The following measures may be taken for enhancing testing & certifying facilities to address the growing concerns relating to supply-chain vulnerability:

(a) Establishment of National Testing and Certification Schemes, under the supervision and oversight of appropriate empowered entities under the MCIT.

(b) While action is underway for establishment of Telecom Testing and Certification Centre in telecom sector, there is a need for establishment of an independent government certification body for IT products under the MCIT. The certification body should be separate from the testing facilities. In the interim, Standardisation Testing and Quality Certification (STQC) may be authorized as certificate issuing

body for IT products.

(c) Development of skills and competence of evaluators, validators and certification body personnel for successfully running the National Testing and Certification Scheme.

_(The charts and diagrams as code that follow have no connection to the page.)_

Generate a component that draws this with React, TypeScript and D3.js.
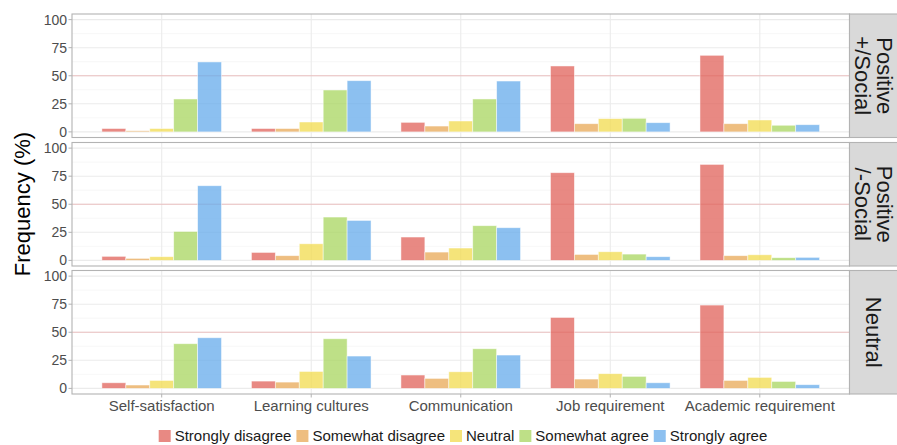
import React from "react";
import * as d3 from "d3";

const categories = ["Self-satisfaction", "Learning cultures", "Communication", "Job requirement", "Academic requirement"];
const responses = ["Strongly disagree", "Somewhat disagree", "Neutral", "Somewhat agree", "Strongly agree"];
const panels = [["Positive", "+/Social"], ["Positive", "/-Social"], ["Neutral"]];
const yTicks = [0, 25, 50, 75, 100];
const yMinor = [12.5, 37.5, 62.5, 87.5];
const refLine = 50;

// values[response][category] per panel
const positivePlusSocial = [
  [3, 3, 8.5, 58.7, 68.2],
  [1, 3, 5.2, 7.3, 7.3],
  [3, 8.8, 9.7, 11.8, 10.6],
  [29.3, 37.3, 29.3, 12.1, 5.9],
  [62.3, 45.6, 45.3, 8.2, 6.4],
];
const positiveMinusSocial = [
  [3.6, 7.1, 20.8, 78.1, 85.5],
  [1.8, 4.2, 7.4, 5.3, 4.2],
  [3.3, 14.8, 11.0, 7.7, 5.0],
  [25.8, 38.6, 30.9, 5.6, 2.4],
  [66.5, 35.6, 29.1, 3.3, 2.7],
];
const neutralPanel = [
  [5.0, 6.5, 11.9, 63.2, 74.2],
  [3.0, 5.6, 8.9, 8.3, 7.1],
  [7.1, 15.1, 14.8, 13.1, 9.8],
  [39.8, 44.2, 35.3, 10.7, 6.2],
  [45.1, 28.8, 29.7, 5.0, 3.3],
];
const panelData = [positivePlusSocial, positiveMinusSocial, neutralPanel];

const colors = ["#E0625A", "#E8A856", "#F2DB4E", "#A8D65F", "#66ABEB"];

const W = 897;
const H = 445;
const left = 72;
const right = 849.5;
const stripRight = 900;
const panelTops = [14, 142.5, 270.5];
const panelH = 123.5;
const FONT = "'Liberation Sans', Arial, Helvetica, sans-serif";

function measure(text: string, size: number): number {
  if (typeof document === "undefined") return text.length * size * 0.5;
  const c = document.createElement("canvas");
  const ctx = c.getContext("2d");
  if (!ctx) return text.length * size * 0.5;
  ctx.font = `${size}px 'Liberation Sans', Arial, sans-serif`;
  return ctx.measureText(text).width;
}

export default function App() {
  const x = d3.scaleLinear().domain([-0.6, categories.length - 0.4]).range([left, right]);
  const inner = d3.scaleBand<string>().domain(responses).range([-0.4, 0.4]);
  const barW = x(inner.bandwidth()) - x(0);

  // legend layout
  const legSize = 15;
  const keyW = 12;
  const keyGap = 4;
  const itemGap = 5;
  const widths = responses.map((r) => measure(r, legSize));
  const totalW = widths.reduce((a, b) => a + b, 0) + responses.length * (keyW + keyGap) + (responses.length - 1) * itemGap;
  const legCenter = 463;
  let cursor = legCenter - totalW / 2;
  const legItems = responses.map((r, i) => {
    const item = { r, i, x: cursor };
    cursor += keyW + keyGap + widths[i] + itemGap;
    return item;
  });
  const legY = 436;

  return (
    <svg width={W} height={H} style={{ position: "absolute", left: 0, top: 0, fontFamily: FONT }}>
      <rect x={0} y={0} width={W} height={H} fill="#fff" />
      {panelData.map((data, p) => {
        const top = panelTops[p];
        const bottom = top + panelH;
        const y = d3.scaleLinear().domain([-5, 105]).range([bottom, top]);
        return (
          <g key={p}>
            {yMinor.map((v) => (
              <line key={"mi" + v} x1={left} x2={right} y1={y(v)} y2={y(v)} stroke="#f2f2f2" strokeWidth={0.6} />
            ))}
            {yTicks.map((v) => (
              <line key={"ma" + v} x1={left} x2={right} y1={y(v)} y2={y(v)} stroke="#ebebeb" strokeWidth={1.1} />
            ))}
            {categories.map((c, ci) => (
              <line key={"v" + ci} x1={x(ci)} x2={x(ci)} y1={top} y2={bottom} stroke="#ebebeb" strokeWidth={1.1} />
            ))}
            <line x1={left} x2={right} y1={y(refLine)} y2={y(refLine)} stroke="#E88A8A" strokeOpacity={0.45} strokeWidth={1.1} />
            {data.map((series, si) =>
              series.map((v, ci) => {
                const bx = x(ci + (inner(responses[si]) as number));
                return (
                  <rect
                    key={si + "-" + ci}
                    x={bx}
                    y={y(v)}
                    width={barW}
                    height={y(0) - y(v)}
                    fill={colors[si]}
                    fillOpacity={0.75}
                    stroke="#ffffff"
                    strokeOpacity={0.6}
                    strokeWidth={0.8}
                  />
                );
              })
            )}
            <rect x={left} y={top} width={right - left} height={panelH} fill="none" stroke="#b3b3b3" strokeWidth={1.1} />
            {yTicks.map((v) => (
              <g key={"t" + v}>
                <line x1={left - 3.5} x2={left} y1={y(v)} y2={y(v)} stroke="#b3b3b3" strokeWidth={1} />
                <text x={left - 5} y={y(v)} dy="0.35em" textAnchor="end" fontSize={14} fill="#4d4d4d">
                  {v}
                </text>
              </g>
            ))}
            <rect x={right} y={top} width={stripRight - right} height={panelH} fill="#d9d9d9" stroke="#b3b3b3" strokeWidth={1.1} />
            <g transform={`translate(${(right + W) / 2 + 0.5},${top + panelH / 2}) rotate(90)`}>
              {panels[p].map((line, li) => {
                const n = panels[p].length;
                const off = (li - (n - 1) / 2) * 22.5;
                return (
                  <text key={li} x={0} y={off} dy="0.35em" textAnchor="middle" fontSize={22} fill="#1a1a1a">
                    {line}
                  </text>
                );
              })}
            </g>
          </g>
        );
      })}
      {categories.map((c, ci) => (
        <g key={"xl" + ci}>
          <line x1={x(ci)} x2={x(ci)} y1={panelTops[2] + panelH} y2={panelTops[2] + panelH + 3.5} stroke="#b3b3b3" strokeWidth={1} />
          <text x={x(ci)} y={406} dy="0.35em" textAnchor="middle" fontSize={15} fill="#4d4d4d">
            {c}
          </text>
        </g>
      ))}
      <text transform={`translate(22,${(panelTops[0] + panelTops[2] + panelH) / 2}) rotate(-90)`} dy="0.35em" textAnchor="middle" fontSize={22} fill="#000">
        Frequency (%)
      </text>
      {legItems.map((it) => (
        <g key={it.r}>
          <rect x={it.x} y={legY - keyW / 2} width={keyW} height={keyW} fill={colors[it.i]} fillOpacity={0.75} />
          <text x={it.x + keyW + keyGap} y={legY} dy="0.35em" fontSize={legSize} fill="#1a1a1a">
            {it.r}
          </text>
        </g>
      ))}
    </svg>
  );
}
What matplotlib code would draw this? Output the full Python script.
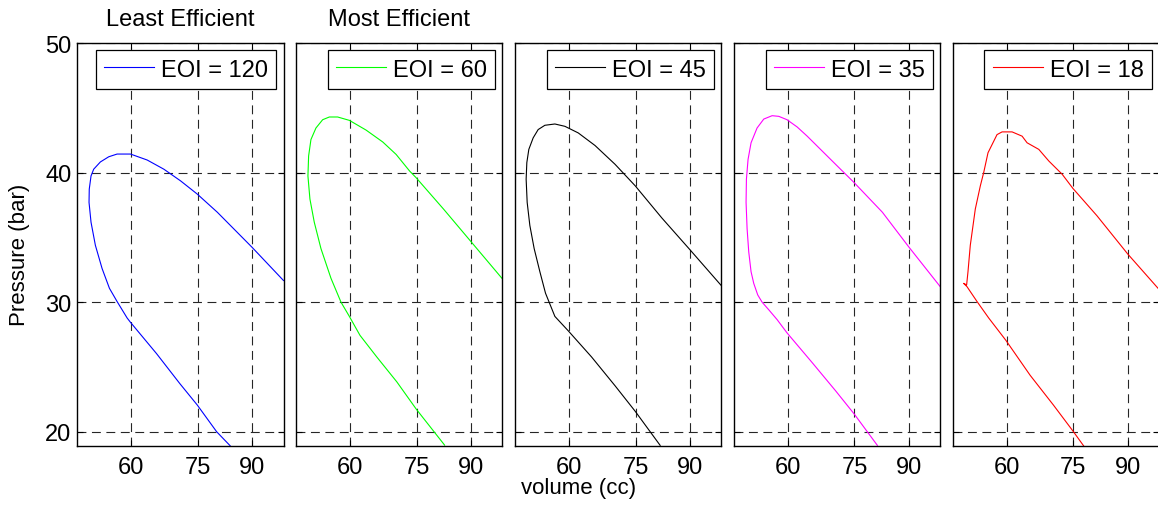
import numpy as np
import matplotlib
matplotlib.use('Agg')
import matplotlib.pyplot as plt
from matplotlib.ticker import FixedLocator, FixedFormatter, NullLocator

plt.rcParams['font.family'] = ['Liberation Sans', 'DejaVu Sans']
plt.rcParams['font.size'] = 17

# Traced P-V loops (volume in cc, pressure in bar), one per EOI setting
vol_120 = [83.6, 79.9, 74.9, 70.6, 65.3, 59.8, 59.16, 57.2, 55.75, 54.39, 53.18, 52.41, 52.06,
           52.1, 52.41, 52.88, 54.08, 55.62, 57.2, 59.83, 63.28, 66.93, 70.79, 74.87, 80.08,
           90.0, 100.0]
p_120 = [18.92, 20.0, 22.05, 23.72, 26.03, 28.46, 28.78, 30.05, 31.07, 32.6, 34.39, 36.17, 37.7,
         38.72, 39.74, 40.26, 40.82, 41.22, 41.43, 41.43, 40.97, 40.26, 39.36, 38.34, 36.94,
         34.23, 31.67]

vol_60 = [82.36, 74.9, 70.16, 65.6, 62.0, 59.83, 58.17, 56.25, 54.39, 53.18, 52.41, 52.06, 52.18,
          52.59, 53.48, 54.7, 55.94, 57.52, 59.83, 63.28, 66.93, 70.0, 73.21, 74.87, 82.08,
          90.0, 100.0]
p_60 = [18.97, 21.74, 23.85, 25.77, 27.44, 28.9, 30.0, 31.84, 34.13, 36.17, 37.96, 39.74, 41.28,
        42.55, 43.44, 44.08, 44.29, 44.29, 44.03, 43.28, 42.36, 41.4, 40.13, 39.6, 37.18,
        34.67, 31.8]

vol_45 = [81.44, 74.9, 70.0, 64.7, 59.8, 57.2, 55.43, 54.39, 53.36, 52.59, 52.12, 51.94, 52.06,
          52.41, 53.18, 54.08, 55.31, 57.2, 59.16, 61.87, 65.45, 70.0, 74.9, 81.9, 90.0, 100.0]
p_45 = [18.95, 21.58, 23.55, 25.77, 27.8, 28.9, 30.69, 32.35, 34.13, 35.92, 37.7, 39.49, 40.77,
        41.79, 42.68, 43.32, 43.65, 43.75, 43.57, 43.06, 42.09, 40.64, 38.98, 36.5, 34.05, 31.28]

vol_35 = [80.98, 74.9, 70.39, 65.08, 59.8, 57.85, 56.25, 55.0, 54.2, 53.48, 53.0, 52.59, 52.3,
          52.12, 52.18, 52.47, 53.0, 54.08, 55.31, 56.88, 58.17, 59.8, 61.87, 63.99, 67.3,
          71.19, 74.9, 82.36, 90.0, 100.0]
p_35 = [18.95, 21.38, 23.16, 25.33, 27.63, 28.65, 29.41, 30.0, 30.56, 31.45, 32.35, 33.88, 35.66,
        37.7, 39.49, 41.02, 42.3, 43.44, 44.13, 44.39, 44.34, 44.08, 43.52, 42.81, 41.66,
        40.38, 39.23, 36.94, 34.26, 31.2]

vol_18 = [77.6, 74.9, 70.16, 64.86, 59.8, 56.44, 54.27, 52.47, 51.89, 52.41, 52.65, 53.06, 53.96,
          54.88, 55.5, 56.31, 58.04, 59.03, 61.05, 63.14, 64.2, 66.78, 69.07, 72.23, 74.9,
          81.17, 90.0, 99.8]
p_18 = [18.92, 20.05, 22.05, 24.36, 27.05, 28.78, 30.05, 31.2, 31.45, 31.33, 32.35, 34.39, 37.19,
        38.98, 40.0, 41.53, 42.93, 43.14, 43.14, 42.81, 42.3, 41.79, 40.89, 39.87, 38.77,
        36.67, 33.72, 31.03]

labels = ['EOI = 120', 'EOI = 60', 'EOI = 45', 'EOI = 35', 'EOI = 18']
colors = ['#0000ff', '#00ff00', '#000000', '#ff00ff', '#ff0000']
titles = ['Least Efficient', 'Most Efficient', '', '', '']
x_ticks = [60, 75, 90]
y_ticks = [20, 30, 40, 50]

volumes = [vol_120, vol_60, vol_45, vol_35, vol_18]
pressures = [p_120, p_60, p_45, p_35, p_18]

fig = plt.figure(figsize=(11.58, 5.06), dpi=100)

W, H = 1158.0, 506.0
left0, step, width = 77 / W, 218.9 / W, 206.5 / W
bottom, height = (H - 447) / H, (447 - 44) / H

for i in range(5):
    ax = fig.add_axes([left0 + i * step, bottom, width, height])
    ax.plot(volumes[i], pressures[i], color=colors[i], lw=0.8, label=labels[i])
    ax.set_xscale('log')
    ax.set_xlim(50, 100)
    ax.set_ylim(18.9, 50)
    ax.xaxis.set_major_locator(FixedLocator(x_ticks))
    ax.xaxis.set_major_formatter(FixedFormatter([str(t) for t in x_ticks]))
    ax.xaxis.set_minor_locator(NullLocator())
    ax.set_yticks(y_ticks)
    if i > 0:
        ax.set_yticklabels([])
    ax.tick_params(direction='in', length=4, width=0.8, top=True, right=True, labelsize=17)
    ax.tick_params(axis='x', pad=7)
    ax.tick_params(axis='y', pad=4)
    ax.grid(True, color='0.15', linestyle=(0, (8, 5)), lw=0.8)
    for s in ax.spines.values():
        s.set_linewidth(1.0)
    if titles[i]:
        ax.set_title(titles[i], fontsize=17, pad=13)
    leg = ax.legend(loc='upper right', fancybox=False, edgecolor='black', framealpha=1,
                    handlelength=2.1, handletextpad=0.3, borderpad=0.36,
                    borderaxespad=0.3, fontsize=17)
    leg.get_frame().set_linewidth(0.9)

fig.text(0.5, 1 - 489 / H, 'volume (cc)', ha='center', va='center', fontsize=16)
fig.text(20 / W, 0.5 - 2 / H, 'Pressure (bar)', ha='center', va='center', rotation=90, fontsize=16)

plt.savefig('out.png', dpi=100)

(d) Establishment of private owned testing labs, duly accredited by the certification body; Government may provide the necessary incentives for the private sector for opening testing labs.

(e) Encourage active participation in the communities of interest for defining protection profiles for addressing the security requirements of specific sector.

(f) Take necessary steps to transition from a ‘Common Criteria Certificate Consuming Nation’ to a ‘Common Criteria Certificate Authorizing Nation’.

5. Pilot projects

As the first step towards the implementation of the above recommendations, four pilot projects have been identified for early implementation:

(a) Setting up of a pilot testing lab,

(b) Conducting a test audit,

(c) Study vulnerabilities in a sample Critical Information Infrastructure, and

(d) Establishment of a multi-disciplinary Centre of Excellence (COE).

6. The permanent JWG (to be constituted) will work out the Action-Plan for implementation of the recommendations.